Para o PS, o caminho passa por dar um maior alívio fiscal a empresas que reinvistam os lucros em inovação, tecnologia, que paguem melhores salários e em setores estratégicos de maior valor acrescentado e de forte cariz exportador, como se lê no programa com que o partido concorreu às legislativas de 10 de março. A este respeito, o antigo ministro das Finanças, João Leão, reconheceu, em declarações ao ECO, que a trajetória de Pedro Nuno Santos “está em linha com o anterior Governo de António Costa, designadamente com os Orçamentos do Estado para 2023 e 2024”.

“Em vez de reduzir o IRC de forma geral, o PS está focado em quem reinveste lucros, faz investimentos em áreas que são chave para a Comissão Europeia como o setor automóvel, designadamente os carros elétricos, os semicondutores, a inteligência artificial, saúde, biotecnologias, energia”, elencou.

No início do ano, ainda em pré-campanha eleitoral, Pedro Nuno Santos, defendeu um “desígnio nacional para a próxima década”, que passa por “selecionar um número mais limitado de áreas estratégicas onde concentrar os apoios durante uma década; concentrar a maior parte dos apoios nestas áreas, na investigação nestas áreas, nos centros de transferência de conhecimento destas áreas, no desenvolvimento de produtos e tecnologias destas áreas e nas empresas com projetos que se insiram nestas áreas estratégicas”.

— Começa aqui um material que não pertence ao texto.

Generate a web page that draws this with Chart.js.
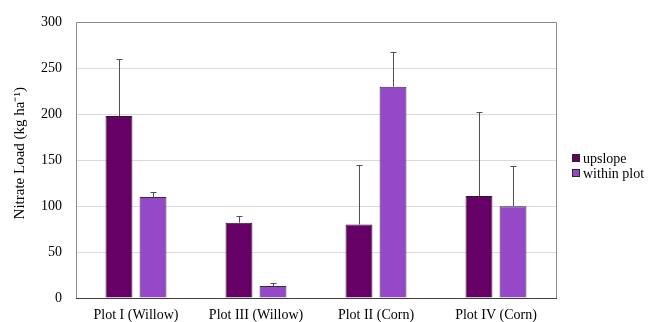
<!DOCTYPE html>
<html>
<head>
<meta charset="utf-8">
<script src="https://cdn.jsdelivr.net/npm/chart.js@4/dist/chart.umd.min.js"></script>
<style>
  html, body { margin: 0; padding: 0; background: #ffffff; }
  #wrap { width: 649px; height: 322px; position: relative; }
</style>
</head>
<body>
<div id="wrap"><canvas id="c"></canvas></div>
<script>
// Nitrate load per plot, mean values and upper error limits (kg ha-1)
const categories = ['Plot I (Willow)', 'Plot III (Willow)', 'Plot II (Corn)', 'Plot IV (Corn)'];
const upslope = [198, 82, 80, 111];
const upslopeErrTop = [260, 89, 145, 202];
const withinPlot = [110, 13, 230, 100];
const withinPlotErrTop = [115, 16, 268, 144];
const yTicks = [0, 50, 100, 150, 200, 250, 300];
const yTitle = 'Nitrate Load (kg ha⁻¹)';

const serif = "'Liberation Serif', 'Times New Roman', serif";

// Upper-only error bars with a small cap, drawn from each bar's top
const errorBars = {
  id: 'errorBars',
  afterDatasetsDraw(chart) {
    const ctx = chart.ctx;
    const yScale = chart.scales.y;
    ctx.save();
    ctx.strokeStyle = '#505050';
    ctx.lineWidth = 1;
    chart.data.datasets.forEach((ds, di) => {
      const meta = chart.getDatasetMeta(di);
      meta.data.forEach((bar, i) => {
        const x = Math.round(bar.x) + 0.5;
        const y0 = yScale.getPixelForValue(ds.data[i]);
        const y1 = Math.round(yScale.getPixelForValue(ds.errTop[i])) + 0.5;
        ctx.beginPath();
        ctx.moveTo(x, y0);
        ctx.lineTo(x, y1);
        ctx.moveTo(x - 3, y1);
        ctx.lineTo(x + 3, y1);
        ctx.stroke();
      });
    });
    ctx.restore();
  }
};

// Frame around the plot area
const plotFrame = {
  id: 'plotFrame',
  afterDraw(chart) {
    const { left, right, top, bottom } = chart.chartArea;
    const ctx = chart.ctx;
    const l = Math.round(left) + 0.5, r = Math.round(right) + 0.5;
    const t = Math.round(top) + 0.5, b = Math.round(bottom) + 0.5;
    ctx.save();
    ctx.lineWidth = 1;
    ctx.strokeStyle = '#8a8a8a';
    ctx.beginPath();
    ctx.moveTo(l, b);
    ctx.lineTo(l, t);
    ctx.lineTo(r, t);
    ctx.lineTo(r, b);
    ctx.stroke();
    ctx.strokeStyle = '#404040';
    ctx.beginPath();
    ctx.moveTo(l - 0.5, b);
    ctx.lineTo(r + 0.5, b);
    ctx.stroke();
    ctx.restore();
  }
};

// Rotated y-axis title, left of the tick labels
const axisTitle = {
  id: 'axisTitle',
  afterDraw(chart) {
    const ctx = chart.ctx;
    const area = chart.chartArea;
    ctx.save();
    ctx.translate(area.left - 56, (area.top + area.bottom) / 2 - 7);
    ctx.rotate(-Math.PI / 2);
    ctx.font = '15px ' + serif;
    ctx.fillStyle = '#000000';
    ctx.textAlign = 'center';
    ctx.textBaseline = 'middle';
    ctx.fillText(yTitle, 0, 0);
    ctx.restore();
  }
};

// Legend to the right of the plot: small outlined squares with serif labels
const sideLegend = {
  id: 'sideLegend',
  afterDraw(chart) {
    const ctx = chart.ctx;
    const area = chart.chartArea;
    const sets = chart.data.datasets;
    const rowH = 15;
    const x0 = Math.round(area.right) + 16;
    const yMid = (area.top + area.bottom) / 2;
    const yStart = yMid - (sets.length - 1) * rowH / 2 + 5;
    ctx.save();
    ctx.font = '14px ' + serif;
    ctx.textBaseline = 'middle';
    sets.forEach((ds, i) => {
      const y = Math.round(yStart + i * rowH);
      ctx.fillStyle = ds.backgroundColor;
      ctx.fillRect(x0, y - 4, 8, 8);
      ctx.strokeStyle = '#2a2a2a';
      ctx.lineWidth = 1;
      ctx.strokeRect(x0 + 0.5, y - 3.5, 7, 7);
      ctx.fillStyle = '#000000';
      ctx.fillText(ds.label, x0 + 11, y + 1);
    });
    ctx.restore();
  }
};

new Chart(document.getElementById('c'), {
  type: 'bar',
  data: {
    labels: categories,
    datasets: [
      {
        label: 'upslope',
        data: upslope,
        errTop: upslopeErrTop,
        backgroundColor: '#660066',
        borderColor: '#2a1a2a',
        borderWidth: 1,
        borderSkipped: 'bottom'
      },
      {
        label: 'within plot',
        data: withinPlot,
        errTop: withinPlotErrTop,
        backgroundColor: '#9549c9',
        borderColor: '#3a2a45',
        borderWidth: 1,
        borderSkipped: 'bottom'
      }
    ]
  },
  options: {
    responsive: true,
    maintainAspectRatio: false,
    animation: false,
    datasets: {
      bar: { categoryPercentage: 0.567, barPercentage: 0.79 }
    },
    layout: { padding: { top: 14, right: 93, bottom: 0, left: 12 } },
    plugins: {
      legend: { display: false },
      tooltip: { enabled: false }
    },
    scales: {
      x: {
        afterFit(scale) { scale.height = 24; },
        grid: { display: false, drawTicks: false },
        border: { display: false },
        ticks: {
          color: '#000000',
          padding: 9,
          maxRotation: 0,
          font: { family: serif, size: 14 }
        }
      },
      y: {
        min: 0,
        max: 300,
        afterBuildTicks(scale) {
          scale.ticks = yTicks.map(v => ({ value: v }));
        },
        afterFit(scale) { scale.width = 64; },
        grid: {
          color: (c) => (c.tick && (c.tick.value === 0 || c.tick.value === 300)) ? 'rgba(0,0,0,0)' : '#d9d9d9',
          drawTicks: false
        },
        border: { display: false },
        ticks: {
          color: '#000000',
          padding: 14,
          font: { family: serif, size: 14 }
        }
      }
    }
  },
  plugins: [errorBars, plotFrame, axisTitle, sideLegend]
});
</script>
</body>
</html>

O objetivo último é ter “uma economia mais sofisticada, diversificada e complexa para produzir com maior valor acrescentado, pagar melhores salários e gerar as receitas para financiar um Estado Social avançado”, sublinhou.

Porém, o economista António Nogueira Leite considera que “restringir a baixa do IRC a determinados setores ou a empresas que apenas reinvistam lucros é redutor”. “Trata-se de uma questão ideológica de como se remunera o capital, é uma limitação do direitos dos acionistas a dispor de capital”, argumentou, em declarações ao ECO.

Para o professor da Nova SBE, estamos diante de um “PS muito mais ideológico que tem dificuldade em conceptualizar a importância do capital num contexto internacional, de uma economia aberta, onde há países que praticam taxas de IRC mais baixas”.